"""

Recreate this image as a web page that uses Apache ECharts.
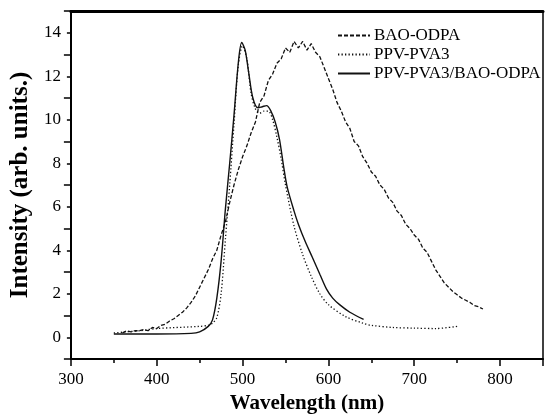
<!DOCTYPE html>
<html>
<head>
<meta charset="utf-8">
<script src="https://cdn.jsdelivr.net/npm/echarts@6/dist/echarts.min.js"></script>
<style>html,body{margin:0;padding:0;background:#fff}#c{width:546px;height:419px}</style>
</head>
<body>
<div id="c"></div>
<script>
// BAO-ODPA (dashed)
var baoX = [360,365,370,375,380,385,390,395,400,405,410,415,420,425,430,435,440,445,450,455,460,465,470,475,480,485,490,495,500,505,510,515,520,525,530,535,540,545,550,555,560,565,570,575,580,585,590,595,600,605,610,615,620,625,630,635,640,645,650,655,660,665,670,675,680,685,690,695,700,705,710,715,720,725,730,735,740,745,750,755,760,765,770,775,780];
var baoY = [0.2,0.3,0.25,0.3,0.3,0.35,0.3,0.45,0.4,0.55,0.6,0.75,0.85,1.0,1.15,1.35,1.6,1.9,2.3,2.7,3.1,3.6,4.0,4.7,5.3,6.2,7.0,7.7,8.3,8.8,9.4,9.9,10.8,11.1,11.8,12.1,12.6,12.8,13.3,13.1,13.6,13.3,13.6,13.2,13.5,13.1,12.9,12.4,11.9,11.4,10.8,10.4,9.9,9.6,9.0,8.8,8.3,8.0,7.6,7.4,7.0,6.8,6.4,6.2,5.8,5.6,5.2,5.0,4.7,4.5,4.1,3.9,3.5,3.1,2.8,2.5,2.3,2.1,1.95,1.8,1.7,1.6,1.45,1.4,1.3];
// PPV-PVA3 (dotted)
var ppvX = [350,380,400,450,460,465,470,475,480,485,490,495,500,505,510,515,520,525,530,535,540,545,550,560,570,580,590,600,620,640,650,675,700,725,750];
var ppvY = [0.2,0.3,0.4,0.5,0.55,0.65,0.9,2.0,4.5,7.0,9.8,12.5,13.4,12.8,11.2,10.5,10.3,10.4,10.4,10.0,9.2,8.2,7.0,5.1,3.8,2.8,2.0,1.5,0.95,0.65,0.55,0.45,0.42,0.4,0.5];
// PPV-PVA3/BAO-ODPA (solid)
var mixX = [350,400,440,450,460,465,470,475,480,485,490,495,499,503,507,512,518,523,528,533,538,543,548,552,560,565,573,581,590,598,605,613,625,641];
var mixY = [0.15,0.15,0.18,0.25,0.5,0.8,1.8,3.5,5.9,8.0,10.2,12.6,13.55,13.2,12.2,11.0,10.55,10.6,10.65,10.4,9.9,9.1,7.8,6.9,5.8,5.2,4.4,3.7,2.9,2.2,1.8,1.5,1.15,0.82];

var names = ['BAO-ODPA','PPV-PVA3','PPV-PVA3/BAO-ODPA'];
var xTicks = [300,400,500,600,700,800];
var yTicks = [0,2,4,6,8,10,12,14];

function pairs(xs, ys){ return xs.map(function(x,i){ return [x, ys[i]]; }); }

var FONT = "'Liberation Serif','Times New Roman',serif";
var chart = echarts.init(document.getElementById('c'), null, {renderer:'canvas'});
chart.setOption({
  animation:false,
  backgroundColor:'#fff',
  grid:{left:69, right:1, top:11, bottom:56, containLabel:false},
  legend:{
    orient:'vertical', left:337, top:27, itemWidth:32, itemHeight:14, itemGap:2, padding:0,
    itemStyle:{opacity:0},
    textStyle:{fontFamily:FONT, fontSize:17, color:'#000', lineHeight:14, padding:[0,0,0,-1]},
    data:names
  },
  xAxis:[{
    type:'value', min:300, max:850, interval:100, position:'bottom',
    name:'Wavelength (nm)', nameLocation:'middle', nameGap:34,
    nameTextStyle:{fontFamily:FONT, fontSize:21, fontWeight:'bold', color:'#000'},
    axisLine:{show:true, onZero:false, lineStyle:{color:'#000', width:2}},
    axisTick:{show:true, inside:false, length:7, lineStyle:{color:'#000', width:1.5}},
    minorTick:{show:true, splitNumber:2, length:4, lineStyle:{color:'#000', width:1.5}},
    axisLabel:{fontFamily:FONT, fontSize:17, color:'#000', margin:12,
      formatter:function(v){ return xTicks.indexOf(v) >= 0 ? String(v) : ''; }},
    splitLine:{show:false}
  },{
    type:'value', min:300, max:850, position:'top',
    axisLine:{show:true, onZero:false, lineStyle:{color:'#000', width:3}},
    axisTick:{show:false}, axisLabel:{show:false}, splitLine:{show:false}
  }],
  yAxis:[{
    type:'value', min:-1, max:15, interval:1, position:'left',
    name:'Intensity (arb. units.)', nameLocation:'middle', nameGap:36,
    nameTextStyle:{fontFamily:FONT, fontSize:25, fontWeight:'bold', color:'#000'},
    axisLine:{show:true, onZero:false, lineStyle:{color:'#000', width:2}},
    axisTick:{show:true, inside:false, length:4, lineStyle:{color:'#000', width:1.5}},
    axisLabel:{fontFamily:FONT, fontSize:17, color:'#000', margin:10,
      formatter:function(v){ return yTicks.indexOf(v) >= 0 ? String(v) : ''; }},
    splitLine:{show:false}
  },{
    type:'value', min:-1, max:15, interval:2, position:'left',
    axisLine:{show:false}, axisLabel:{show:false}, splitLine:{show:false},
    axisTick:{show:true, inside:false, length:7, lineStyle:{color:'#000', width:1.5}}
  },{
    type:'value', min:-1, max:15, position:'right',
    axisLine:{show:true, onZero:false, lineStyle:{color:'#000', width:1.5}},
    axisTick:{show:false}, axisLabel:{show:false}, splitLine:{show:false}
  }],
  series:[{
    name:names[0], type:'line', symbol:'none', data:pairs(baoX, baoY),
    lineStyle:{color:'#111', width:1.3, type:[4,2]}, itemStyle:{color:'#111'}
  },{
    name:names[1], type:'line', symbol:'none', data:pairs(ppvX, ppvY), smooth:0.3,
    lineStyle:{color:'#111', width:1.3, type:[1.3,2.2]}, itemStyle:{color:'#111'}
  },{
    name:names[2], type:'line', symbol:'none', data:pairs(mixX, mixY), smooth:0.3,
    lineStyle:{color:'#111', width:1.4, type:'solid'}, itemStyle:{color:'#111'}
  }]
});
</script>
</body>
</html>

"""

**Set task**: Omit the pictures and reproduce the listing exactly.

**Answer to this task**:
Recreate this image as a web page that uses Apache ECharts.
<!DOCTYPE html>
<html>
<head>
<meta charset="utf-8">
<script src="https://cdn.jsdelivr.net/npm/echarts@6/dist/echarts.min.js"></script>
<style>html,body{margin:0;padding:0;background:#fff}#c{width:546px;height:419px}</style>
</head>
<body>
<div id="c"></div>
<script>
// BAO-ODPA (dashed)
var baoX = [360,365,370,375,380,385,390,395,400,405,410,415,420,425,430,435,440,445,450,455,460,465,470,475,480,485,490,495,500,505,510,515,520,525,530,535,540,545,550,555,560,565,570,575,580,585,590,595,600,605,610,615,620,625,630,635,640,645,650,655,660,665,670,675,680,685,690,695,700,705,710,715,720,725,730,735,740,745,750,755,760,765,770,775,780];
var baoY = [0.2,0.3,0.25,0.3,0.3,0.35,0.3,0.45,0.4,0.55,0.6,0.75,0.85,1.0,1.15,1.35,1.6,1.9,2.3,2.7,3.1,3.6,4.0,4.7,5.3,6.2,7.0,7.7,8.3,8.8,9.4,9.9,10.8,11.1,11.8,12.1,12.6,12.8,13.3,13.1,13.6,13.3,13.6,13.2,13.5,13.1,12.9,12.4,11.9,11.4,10.8,10.4,9.9,9.6,9.0,8.8,8.3,8.0,7.6,7.4,7.0,6.8,6.4,6.2,5.8,5.6,5.2,5.0,4.7,4.5,4.1,3.9,3.5,3.1,2.8,2.5,2.3,2.1,1.95,1.8,1.7,1.6,1.45,1.4,1.3];
// PPV-PVA3 (dotted)
var ppvX = [350,380,400,450,460,465,470,475,480,485,490,495,500,505,510,515,520,525,530,535,540,545,550,560,570,580,590,600,620,640,650,675,700,725,750];
var ppvY = [0.2,0.3,0.4,0.5,0.55,0.65,0.9,2.0,4.5,7.0,9.8,12.5,13.4,12.8,11.2,10.5,10.3,10.4,10.4,10.0,9.2,8.2,7.0,5.1,3.8,2.8,2.0,1.5,0.95,0.65,0.55,0.45,0.42,0.4,0.5];
// PPV-PVA3/BAO-ODPA (solid)
var mixX = [350,400,440,450,460,465,470,475,480,485,490,495,499,503,507,512,518,523,528,533,538,543,548,552,560,565,573,581,590,598,605,613,625,641];
var mixY = [0.15,0.15,0.18,0.25,0.5,0.8,1.8,3.5,5.9,8.0,10.2,12.6,13.55,13.2,12.2,11.0,10.55,10.6,10.65,10.4,9.9,9.1,7.8,6.9,5.8,5.2,4.4,3.7,2.9,2.2,1.8,1.5,1.15,0.82];

var names = ['BAO-ODPA','PPV-PVA3','PPV-PVA3/BAO-ODPA'];
var xTicks = [300,400,500,600,700,800];
var yTicks = [0,2,4,6,8,10,12,14];

function pairs(xs, ys){ return xs.map(function(x,i){ return [x, ys[i]]; }); }

var FONT = "'Liberation Serif','Times New Roman',serif";
var chart = echarts.init(document.getElementById('c'), null, {renderer:'canvas'});
chart.setOption({
  animation:false,
  backgroundColor:'#fff',
  grid:{left:69, right:1, top:11, bottom:56, containLabel:false},
  legend:{
    orient:'vertical', left:337, top:27, itemWidth:32, itemHeight:14, itemGap:2, padding:0,
    itemStyle:{opacity:0},
    textStyle:{fontFamily:FONT, fontSize:17, color:'#000', lineHeight:14, padding:[0,0,0,-1]},
    data:names
  },
  xAxis:[{
    type:'value', min:300, max:850, interval:100, position:'bottom',
    name:'Wavelength (nm)', nameLocation:'middle', nameGap:34,
    nameTextStyle:{fontFamily:FONT, fontSize:21, fontWeight:'bold', color:'#000'},
    axisLine:{show:true, onZero:false, lineStyle:{color:'#000', width:2}},
    axisTick:{show:true, inside:false, length:7, lineStyle:{color:'#000', width:1.5}},
    minorTick:{show:true, splitNumber:2, length:4, lineStyle:{color:'#000', width:1.5}},
    axisLabel:{fontFamily:FONT, fontSize:17, color:'#000', margin:12,
      formatter:function(v){ return xTicks.indexOf(v) >= 0 ? String(v) : ''; }},
    splitLine:{show:false}
  },{
    type:'value', min:300, max:850, position:'top',
    axisLine:{show:true, onZero:false, lineStyle:{color:'#000', width:3}},
    axisTick:{show:false}, axisLabel:{show:false}, splitLine:{show:false}
  }],
  yAxis:[{
    type:'value', min:-1, max:15, interval:1, position:'left',
    name:'Intensity (arb. units.)', nameLocation:'middle', nameGap:36,
    nameTextStyle:{fontFamily:FONT, fontSize:25, fontWeight:'bold', color:'#000'},
    axisLine:{show:true, onZero:false, lineStyle:{color:'#000', width:2}},
    axisTick:{show:true, inside:false, length:4, lineStyle:{color:'#000', width:1.5}},
    axisLabel:{fontFamily:FONT, fontSize:17, color:'#000', margin:10,
      formatter:function(v){ return yTicks.indexOf(v) >= 0 ? String(v) : ''; }},
    splitLine:{show:false}
  },{
    type:'value', min:-1, max:15, interval:2, position:'left',
    axisLine:{show:false}, axisLabel:{show:false}, splitLine:{show:false},
    axisTick:{show:true, inside:false, length:7, lineStyle:{color:'#000', width:1.5}}
  },{
    type:'value', min:-1, max:15, position:'right',
    axisLine:{show:true, onZero:false, lineStyle:{color:'#000', width:1.5}},
    axisTick:{show:false}, axisLabel:{show:false}, splitLine:{show:false}
  }],
  series:[{
    name:names[0], type:'line', symbol:'none', data:pairs(baoX, baoY),
    lineStyle:{color:'#111', width:1.3, type:[4,2]}, itemStyle:{color:'#111'}
  },{
    name:names[1], type:'line', symbol:'none', data:pairs(ppvX, ppvY), smooth:0.3,
    lineStyle:{color:'#111', width:1.3, type:[1.3,2.2]}, itemStyle:{color:'#111'}
  },{
    name:names[2], type:'line', symbol:'none', data:pairs(mixX, mixY), smooth:0.3,
    lineStyle:{color:'#111', width:1.4, type:'solid'}, itemStyle:{color:'#111'}
  }]
});
</script>
</body>
</html>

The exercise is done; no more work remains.